Appare del tutto inutile e pretestuoso, da destra o da sinistra, mettersi a discutere su come Spike Lee nel film raffiguri i suoi personaggi, buoni o cattivi, bianchi, neri o gialli. Perché tutti i personaggi sono stereotipi di cui il regista si serve meccanicamente per portare avanti la tesi che più gli sta a cuore in maniera ossessiva (e non che abbia torto, naturalmente, e mai come oggi).
Che è quella della discriminazione razziale e dello sfruttamento della popolazione di colore da parte dei detestati bianchi, tema sul quale nel corso della narrazione torna ritmicamente, anche in momenti drammaturgicamente impropri. E sembra tragico che ancora sul Vietnam si possa dire qualcosa di nuovo, almeno per gli europei (c'è anche una denuncia contro il famoso Agente Orange infilata proprio a forza in un momento secondo noi improprio).
Queste riflessioni valgono almeno per quanto riguarda un mercato "bianco", che se informato e attento s'infastidirà, e che se ignaro non sarà certo invogliato a capirne di più. Del resto se alcuni dei suoi ultimi film non hanno avuto una grande distribuzione, un motivo potrebbe essere questo.
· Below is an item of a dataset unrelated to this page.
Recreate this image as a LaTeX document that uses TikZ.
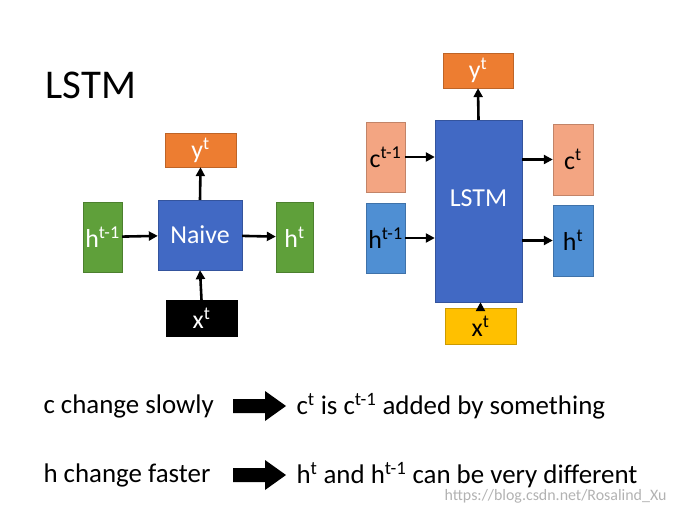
\documentclass[tikz,border=0pt]{standalone}
\usepackage{fontspec}
\setmainfont{Carlito}
\usetikzlibrary{arrows.meta}
\definecolor{orng}{HTML}{ED7D31}
\definecolor{nblue}{HTML}{4169C4}
\definecolor{grn}{HTML}{5FA03A}
\definecolor{salm}{HTML}{F3A582}
\definecolor{lblue}{HTML}{4F8FD3}
\definecolor{ylw}{HTML}{FFC000}
\begin{document}
\begin{tikzpicture}[x=1bp,y=-1bp,
 bx/.style={draw=#1!80!black,fill=#1,text=white,font=\fontsize{26}{28}\selectfont,inner sep=0pt},
 lb/.style={font=\fontsize{26}{28}\selectfont},
 ar/.style={-{Triangle[length=9pt,width=9pt]},line width=2.6pt},
 big/.style={fill=black},
 txt/.style={font=\fontsize{27}{29}\selectfont,anchor=west}]
\useasboundingbox (0,0) rectangle (675,510);
\node[font=\fontsize{41}{43}\selectfont,anchor=west] (title) at (42,85) {LSTM};
% left
\node[bx=orng,minimum width=71bp,minimum height=34bp] (y1) at (200.5,150) {y\textsuperscript{t}};
\node[bx=nblue,minimum width=84bp,minimum height=70bp] (nv) at (200,235) {Naive};
\node[bx=grn,minimum width=39bp,minimum height=70bp] (h1) at (102.5,237) {h\textsuperscript{t-1}};
\node[bx=grn,minimum width=37bp,minimum height=70bp] (h2) at (294.5,237) {h\textsuperscript{t}};
\node[bx=black,minimum width=71bp,minimum height=36bp] (x1) at (201.5,318) {x\textsuperscript{t}};
\draw[ar] (nv.north) -- (y1.south);
\draw[ar] (h1) -- (nv);
\draw[ar] (nv) -- (h2);
\draw[ar] (x1.north) -- (nv.south);
% right
\node[bx=orng,minimum width=70bp,minimum height=35bp] (y2) at (478,70.5) {y\textsuperscript{t}};
\node[bx=nblue,minimum width=87bp,minimum height=182bp] (ls) at (478.5,211) {};
\node[lb,text=white] (lst) at (478.5,198) {LSTM};
\node[bx=salm,minimum width=39bp,minimum height=70bp] (c1) at (385.5,157) {};
\node[lb] at (c1) {c\textsuperscript{t-1}};
\node[bx=lblue,minimum width=39bp,minimum height=70bp] (h3) at (385.5,238) {};
\node[lb] at (h3) {h\textsuperscript{t-1}};
\node[bx=salm,minimum width=40bp,minimum height=71bp] (c2) at (573,159.5) {};
\node[lb] at (c2) {c\textsuperscript{t}};
\node[bx=lblue,minimum width=40bp,minimum height=71bp] (h4) at (573,240.5) {};
\node[lb] at (h4) {h\textsuperscript{t}};
\node[bx=ylw,minimum width=71bp,minimum height=36bp] (x2) at (480.5,326) {};
\node[lb] at (x2) {x\textsuperscript{t}};
\draw[ar] (ls.north) -- (y2.south);
\draw[ar] (c1) -- (c1 -| ls.west);
\draw[ar] (h3) -- (h3 -| ls.west);
\draw[ar] (c2 -| ls.east) -- (c2);
\draw[ar] (h4 -| ls.east) -- (h4);
\draw[ar] (x2.north) -- (x2.north |- ls.south);
% bottom
\node[txt] (t1) at (40,406) {c change slowly};
\fill[big] (233,399) -- (265,399) -- (265,391) -- (286,406) -- (265,421) -- (265,413) -- (233,413) -- cycle;
\node[txt] (t2) at (293,406) {c\textsuperscript{t} is c\textsuperscript{t-1} added by something};
\node[txt] (t3) at (40,475) {h change faster};
\fill[big] (233,468) -- (265,468) -- (265,460) -- (286,475) -- (265,490) -- (265,482) -- (233,482) -- cycle;
\node[txt] (t4) at (293,475) {h\textsuperscript{t} and h\textsuperscript{t-1} can be very different};
\node[text=gray!60,font=\fontsize{16}{17}\selectfont,anchor=east] (wm) at (670,496) {https://blog.csdn.net/Rosalind\_Xu};
\end{tikzpicture}
\end{document}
Restiamo con la curiosità di sapere cose ne penserebbe di un film così un rappresentante della popolazione di colore americana.
Una nota a margine: nel film visto in originale con i sottotitoli, il termine "nigger", quando usato come epiteto in contrasto con "muso giallo", nei sub viene tradotto come "pellenera", forse nell'orrore politicamente corretto di scrivere l'aborrita parola.
Ma riflettiamo sulla sublime ipocrisia della Grande Nazione perché proprio mentre guardavamo il film ieri, si è diffusa la notizia che HBO aveva rimosso (temporaneamente) Via col vento dal suo catalogo in streaming, tacciandolo di essere un film "razzista".
Quindi di fronte a tanto esasperante fumo e a così poco arrosto, un poco ci sentiamo più comprensivi nei confronti di Spike Lee, anche in presenza di un film non riuscito, che si chiude inneggiando profeticamente " Black Lives Matter".